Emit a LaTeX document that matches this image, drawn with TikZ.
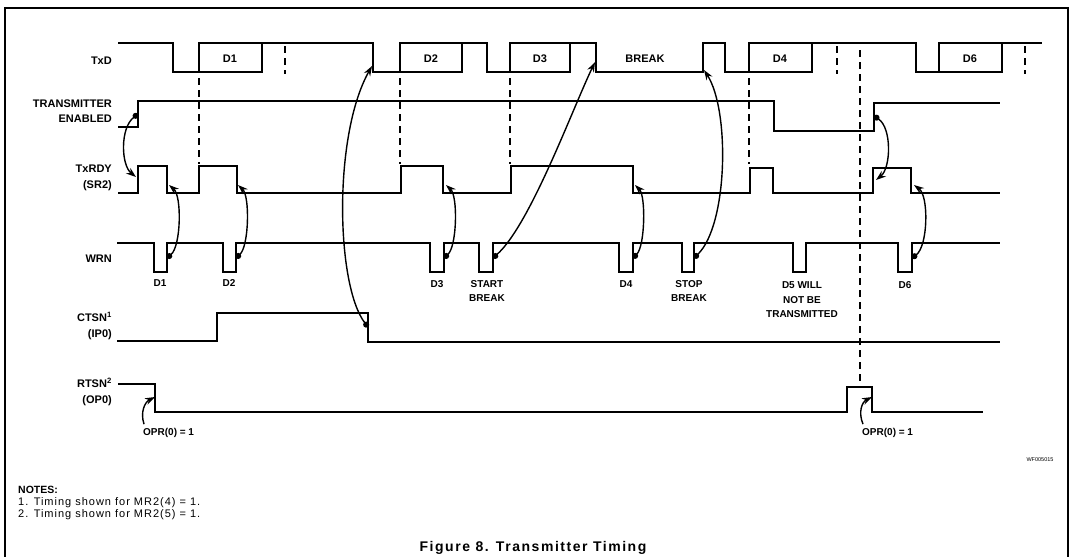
\documentclass[tikz,border=0pt]{standalone}
\usepackage{fontspec}
\setmainfont{Liberation Sans}
\newfontfamily\notefont[LetterSpace=9]{Liberation Sans}
\newfontfamily\titlefont[LetterSpace=11]{Liberation Sans}
\usetikzlibrary{arrows.meta}

\begin{document}
\begin{tikzpicture}[x=1pt, y=-1pt]
\tikzstyle{every node} = [inner sep=0pt, font=\bfseries\fontsize{11}{15.5}\selectfont]
\tikzstyle{signame} = [anchor=east, align=right]
\tikzstyle{plabel} = [align=center, font=\bfseries\fontsize{10}{14.5}\selectfont]
\tikzstyle{wave} = [line width=2.7pt, line join=miter]
\tikzstyle{guide} = [line width=1.5pt, dash pattern=on 7pt off 5pt]
\tikzstyle{cause} = [line width=1.4pt, {Circle[length=6pt]}-{Stealth[length=10pt,width=7pt]}]
\tikzstyle{setby} = [line width=1.4pt, -{Stealth[length=10pt,width=7pt]}]
\useasboundingbox (0,0) rectangle (1072,557);
\draw[line width=1.8pt] (5,557) -- (5,8) -- (1068,8) -- (1068,557);

% signal names
\node[signame] (txd) at (112,61) {TxD};
\node[signame] (te) at (112,111) {TRANSMITTER\\ENABLED};
\node[signame] (rdy) at (112,178) {TxRDY\\(SR2)};
\node[signame] (wrn) at (112,259) {WRN};
\node[signame] (cts) at (112,326) {CTSN\textsuperscript{1}\\(IP0)};
\node[signame] (rts) at (112,392) {RTSN\textsuperscript{2}\\(OP0)};

% waveforms
\draw[wave] (118,43) -- (173,43) -- (173,72) -- (199,72) -- (199,43) -- (373,43) -- (373,72)
  -- (400,72) -- (400,43) -- (487,43) -- (487,72) -- (510,72) -- (510,43) -- (596,43) -- (596,72)
  -- (703,72) -- (703,43) -- (725,43) -- (725,72) -- (749,72) -- (749,43) -- (916,43) -- (916,72)
  -- (939,72) -- (939,43) -- (1042,43);
\foreach \a/\b in {199/262, 400/462, 510/570, 749/812, 939/1002}
  \draw[wave] (\a,72) -- (\b,72) -- (\b,43);
\draw[wave] (118,127) -- (138,127) -- (138,101) -- (774,101) -- (774,131) -- (874,131) -- (874,103) -- (1000,103);
\draw[wave] (118,193) -- (138,193) -- (138,166) -- (167,166) -- (167,193) -- (199,193) -- (199,166)
  -- (237,166) -- (237,193) -- (401,193) -- (401,166) -- (443,166) -- (443,193) -- (511,193)
  -- (511,166) -- (633,166) -- (633,193) -- (750,193) -- (750,168) -- (773,168) -- (773,193)
  -- (873,193) -- (873,168) -- (911,168) -- (911,193) -- (1000,193);
\draw[wave] (117,243) -- (154,243) -- (154,272) -- (167,272) -- (167,243) -- (223,243) -- (223,272)
  -- (236,272) -- (236,243) -- (430,243) -- (430,272) -- (444,272) -- (444,243) -- (479,243)
  -- (479,272) -- (493,272) -- (493,243) -- (619,243) -- (619,272) -- (633,272) -- (633,243)
  -- (682,243) -- (682,272) -- (694,272) -- (694,243) -- (793,243) -- (793,272) -- (806,272)
  -- (806,243) -- (898,243) -- (898,272) -- (912,272) -- (912,243) -- (1000,243);
\draw[wave] (117,341) -- (217,341) -- (217,313) -- (368,313) -- (368,342) -- (1000,342);
\draw[wave] (118,384) -- (155,384) -- (155,412) -- (847,412) -- (847,387) -- (872,387) -- (872,412) -- (983,412);

% dashed marks
\foreach \x in {285, 837, 1025}
  \draw[guide] (\x,46) -- (\x,74);
\foreach \x in {199, 400, 510, 749}
  \draw[guide] (\x,78) -- (\x,164);
\draw[guide] (860,50) -- (860,384);

% data on TxD
\node (bd1) at (230,59) {D1};
\node (bd2) at (431,59) {D2};
\node (bd3) at (540,59) {D3};
\node (brk) at (645,59) {BREAK};
\node (bd4) at (780,59) {D4};
\node (bd6) at (970,59) {D6};

% write pulses
\node[plabel] (w1) at (160,283) {D1};
\node[plabel] (w2) at (229,283) {D2};
\node[plabel] (w3) at (437,284) {D3};
\node[plabel] (wsb) at (487,291) {START\\BREAK};
\node[plabel] (w4) at (626,284) {D4};
\node[plabel] (web) at (689,291) {STOP\\BREAK};
\node[plabel] (w5) at (802,300) {D5 WILL\\NOT BE\\TRANSMITTED};
\node[plabel] (w6) at (905,285) {D6};

% cause and effect
\foreach \n/\x/\b in {d1/167/14, d2/236/13, d3/444/13, d4/633/12, d6/912/16} {
  \coordinate (wr-\n) at (\x,258);
  \coordinate (rd-\n) at (\x+2,185);
  \draw[cause] (wr-\n) .. controls (\x+\b,246) and (\x+\b+1,196) .. (rd-\n);
}
\coordinate (te-up1) at (138,114);
\coordinate (rd-up1) at (136,177);
\draw[cause] (te-up1) .. controls (120,128) and (121,165) .. (rd-up1);
\coordinate (te-up2) at (874,116);
\coordinate (rd-up2) at (876,180);
\draw[cause] (te-up2) .. controls (892,128) and (891,168) .. (rd-up2);
\coordinate (ct-dn) at (368,327);
\coordinate (tx-d2) at (372,66);
\draw[cause] (ct-dn) .. controls (336,285) and (333,135) .. (tx-d2);
\coordinate (wr-sb) at (493,258);
\coordinate (tx-brk) at (595,62);
\draw[cause] (wr-sb) .. controls (530,225) and (572,110) .. (tx-brk);
\coordinate (wr-eb) at (694,258);
\coordinate (tx-end) at (704,70);
\draw[cause] (wr-eb) .. controls (728,225) and (730,110) .. (tx-end);

% output port
\node[plabel, anchor=west] (opr1) at (143,433) {OPR(0) = 1};
\node[plabel, anchor=west] (opr2) at (862,433) {OPR(0) = 1};
\coordinate (rt-dn1) at (155,397);
\coordinate (rt-dn2) at (872,397);
\draw[setby] ([xshift=1pt,yshift=4pt]opr1.north west) .. controls (140,412) and (145,402) .. (rt-dn1);
\draw[setby] ([xshift=1pt,yshift=4pt]opr2.north west) .. controls (858,412) and (862,402) .. (rt-dn2);

\node (wf) at (1040,460) {\mdseries\fontsize{5.5}{6}\selectfont WF005015};

% notes
\node[anchor=west, font=\bfseries\fontsize{10.5}{12}\selectfont] (notes) at (18,490) {NOTES:};
\node[anchor=west, font=\notefont\fontsize{11}{12}\selectfont] (n1) at (18,503) {1. Timing shown for MR2(4) = 1.};
\node[anchor=west, font=\notefont\fontsize{11}{12}\selectfont] (n2) at (18,515) {2. Timing shown for MR2(5) = 1.};
\node[font=\titlefont\bfseries\fontsize{14}{16}\selectfont] (title) at (533,548) {Figure 8. Transmitter Timing};
\end{tikzpicture}
\end{document}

_PROBLEM DETAILS_.
Strip out the pictures and quote the remaining data word for word.

_ANSWER IN FULL_.
Emit a LaTeX document that matches this image, drawn with TikZ.
\documentclass[tikz,border=0pt]{standalone}
\usepackage{fontspec}
\setmainfont{Liberation Sans}
\newfontfamily\notefont[LetterSpace=9]{Liberation Sans}
\newfontfamily\titlefont[LetterSpace=11]{Liberation Sans}
\usetikzlibrary{arrows.meta}

\begin{document}
\begin{tikzpicture}[x=1pt, y=-1pt]
\tikzstyle{every node} = [inner sep=0pt, font=\bfseries\fontsize{11}{15.5}\selectfont]
\tikzstyle{signame} = [anchor=east, align=right]
\tikzstyle{plabel} = [align=center, font=\bfseries\fontsize{10}{14.5}\selectfont]
\tikzstyle{wave} = [line width=2.7pt, line join=miter]
\tikzstyle{guide} = [line width=1.5pt, dash pattern=on 7pt off 5pt]
\tikzstyle{cause} = [line width=1.4pt, {Circle[length=6pt]}-{Stealth[length=10pt,width=7pt]}]
\tikzstyle{setby} = [line width=1.4pt, -{Stealth[length=10pt,width=7pt]}]
\useasboundingbox (0,0) rectangle (1072,557);
\draw[line width=1.8pt] (5,557) -- (5,8) -- (1068,8) -- (1068,557);

% signal names
\node[signame] (txd) at (112,61) {TxD};
\node[signame] (te) at (112,111) {TRANSMITTER\\ENABLED};
\node[signame] (rdy) at (112,178) {TxRDY\\(SR2)};
\node[signame] (wrn) at (112,259) {WRN};
\node[signame] (cts) at (112,326) {CTSN\textsuperscript{1}\\(IP0)};
\node[signame] (rts) at (112,392) {RTSN\textsuperscript{2}\\(OP0)};

% waveforms
\draw[wave] (118,43) -- (173,43) -- (173,72) -- (199,72) -- (199,43) -- (373,43) -- (373,72)
  -- (400,72) -- (400,43) -- (487,43) -- (487,72) -- (510,72) -- (510,43) -- (596,43) -- (596,72)
  -- (703,72) -- (703,43) -- (725,43) -- (725,72) -- (749,72) -- (749,43) -- (916,43) -- (916,72)
  -- (939,72) -- (939,43) -- (1042,43);
\foreach \a/\b in {199/262, 400/462, 510/570, 749/812, 939/1002}
  \draw[wave] (\a,72) -- (\b,72) -- (\b,43);
\draw[wave] (118,127) -- (138,127) -- (138,101) -- (774,101) -- (774,131) -- (874,131) -- (874,103) -- (1000,103);
\draw[wave] (118,193) -- (138,193) -- (138,166) -- (167,166) -- (167,193) -- (199,193) -- (199,166)
  -- (237,166) -- (237,193) -- (401,193) -- (401,166) -- (443,166) -- (443,193) -- (511,193)
  -- (511,166) -- (633,166) -- (633,193) -- (750,193) -- (750,168) -- (773,168) -- (773,193)
  -- (873,193) -- (873,168) -- (911,168) -- (911,193) -- (1000,193);
\draw[wave] (117,243) -- (154,243) -- (154,272) -- (167,272) -- (167,243) -- (223,243) -- (223,272)
  -- (236,272) -- (236,243) -- (430,243) -- (430,272) -- (444,272) -- (444,243) -- (479,243)
  -- (479,272) -- (493,272) -- (493,243) -- (619,243) -- (619,272) -- (633,272) -- (633,243)
  -- (682,243) -- (682,272) -- (694,272) -- (694,243) -- (793,243) -- (793,272) -- (806,272)
  -- (806,243) -- (898,243) -- (898,272) -- (912,272) -- (912,243) -- (1000,243);
\draw[wave] (117,341) -- (217,341) -- (217,313) -- (368,313) -- (368,342) -- (1000,342);
\draw[wave] (118,384) -- (155,384) -- (155,412) -- (847,412) -- (847,387) -- (872,387) -- (872,412) -- (983,412);

% dashed marks
\foreach \x in {285, 837, 1025}
  \draw[guide] (\x,46) -- (\x,74);
\foreach \x in {199, 400, 510, 749}
  \draw[guide] (\x,78) -- (\x,164);
\draw[guide] (860,50) -- (860,384);

% data on TxD
\node (bd1) at (230,59) {D1};
\node (bd2) at (431,59) {D2};
\node (bd3) at (540,59) {D3};
\node (brk) at (645,59) {BREAK};
\node (bd4) at (780,59) {D4};
\node (bd6) at (970,59) {D6};

% write pulses
\node[plabel] (w1) at (160,283) {D1};
\node[plabel] (w2) at (229,283) {D2};
\node[plabel] (w3) at (437,284) {D3};
\node[plabel] (wsb) at (487,291) {START\\BREAK};
\node[plabel] (w4) at (626,284) {D4};
\node[plabel] (web) at (689,291) {STOP\\BREAK};
\node[plabel] (w5) at (802,300) {D5 WILL\\NOT BE\\TRANSMITTED};
\node[plabel] (w6) at (905,285) {D6};

% cause and effect
\foreach \n/\x/\b in {d1/167/14, d2/236/13, d3/444/13, d4/633/12, d6/912/16} {
  \coordinate (wr-\n) at (\x,258);
  \coordinate (rd-\n) at (\x+2,185);
  \draw[cause] (wr-\n) .. controls (\x+\b,246) and (\x+\b+1,196) .. (rd-\n);
}
\coordinate (te-up1) at (138,114);
\coordinate (rd-up1) at (136,177);
\draw[cause] (te-up1) .. controls (120,128) and (121,165) .. (rd-up1);
\coordinate (te-up2) at (874,116);
\coordinate (rd-up2) at (876,180);
\draw[cause] (te-up2) .. controls (892,128) and (891,168) .. (rd-up2);
\coordinate (ct-dn) at (368,327);
\coordinate (tx-d2) at (372,66);
\draw[cause] (ct-dn) .. controls (336,285) and (333,135) .. (tx-d2);
\coordinate (wr-sb) at (493,258);
\coordinate (tx-brk) at (595,62);
\draw[cause] (wr-sb) .. controls (530,225) and (572,110) .. (tx-brk);
\coordinate (wr-eb) at (694,258);
\coordinate (tx-end) at (704,70);
\draw[cause] (wr-eb) .. controls (728,225) and (730,110) .. (tx-end);

% output port
\node[plabel, anchor=west] (opr1) at (143,433) {OPR(0) = 1};
\node[plabel, anchor=west] (opr2) at (862,433) {OPR(0) = 1};
\coordinate (rt-dn1) at (155,397);
\coordinate (rt-dn2) at (872,397);
\draw[setby] ([xshift=1pt,yshift=4pt]opr1.north west) .. controls (140,412) and (145,402) .. (rt-dn1);
\draw[setby] ([xshift=1pt,yshift=4pt]opr2.north west) .. controls (858,412) and (862,402) .. (rt-dn2);

\node (wf) at (1040,460) {\mdseries\fontsize{5.5}{6}\selectfont WF005015};

% notes
\node[anchor=west, font=\bfseries\fontsize{10.5}{12}\selectfont] (notes) at (18,490) {NOTES:};
\node[anchor=west, font=\notefont\fontsize{11}{12}\selectfont] (n1) at (18,503) {1. Timing shown for MR2(4) = 1.};
\node[anchor=west, font=\notefont\fontsize{11}{12}\selectfont] (n2) at (18,515) {2. Timing shown for MR2(5) = 1.};
\node[font=\titlefont\bfseries\fontsize{14}{16}\selectfont] (title) at (533,548) {Figure 8. Transmitter Timing};
\end{tikzpicture}
\end{document}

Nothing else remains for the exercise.